Dan Christensen said:
I guess I'm wondering whether the Python developers have considered
providing a more systematic and platform independent set of functions
for accessing time. For example, it would be nice to have access to
the following choices:

1) cpu time used by the current process (e.g. time.clock under Unix)
"time.cpu"?
2) time as humans care about it (e.g. time.time under Unix/Windows)
"time.time"
3) time with respect to some arbitrary earlier point, with as
high resolution as possible (maybe time.clock under Windows?)
"time.elapsed" or "time.benchmark"?
....

For example, a Pentium-class cpu can provide very high resolution time
measurements through the time-stamp counter which counts the number of
instructions since boot.
....

Pretty good resolution! And unaffected by changes to the human form
of the system clock. If Python can find out the clock speed, then

Tristan Seligmann said:
It IS, however, affected by changes to the CPU clock speed. Such changes
are quite frequent due to various power saving strategies on laptops,
etc.

That's a good point. So the time-stamp counter doesn't work for 3),
but works for 4):

4) cpu cycles since some arbitrary earlier point.
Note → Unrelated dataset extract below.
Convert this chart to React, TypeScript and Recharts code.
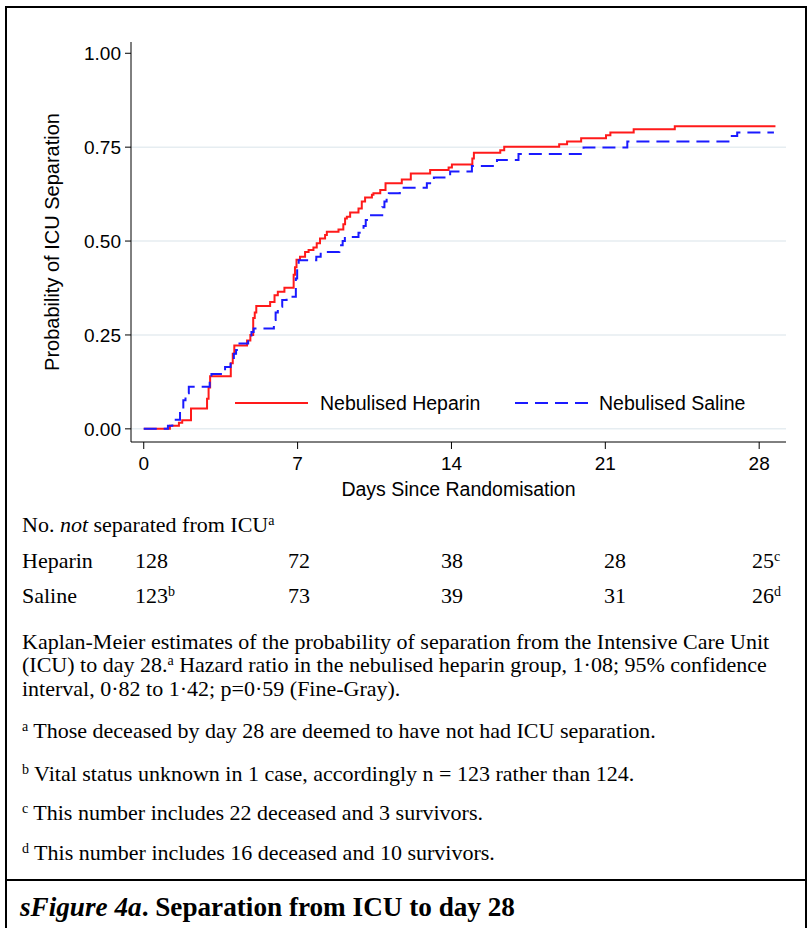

And, now that I think about it, this might be better than 3) for
benchmarking precisely because of possible cpu clock speed changes.
The number of cycles shouldn't be affected by cpu clock speed changes
as much as the elapsed time would.

Of course, for any serious benchmarking, one should disable variable
cpu clock speed in the BIOS, and then a high resolution measurement of
elapsed time would be nice to have. The time-stamp counter was just
one possible method; are there alternatives available (in Linux on a
Pentium, say) that aren't affected by ntp and other changes to the
system clock?

Or maybe I should just do several runs and take the *second* best
time.time interval (instead of the best, as is often recommended)?

What about the issue of portability across OS's, and the fact that
time.clock isn't consistent. Is this regarded as an issue?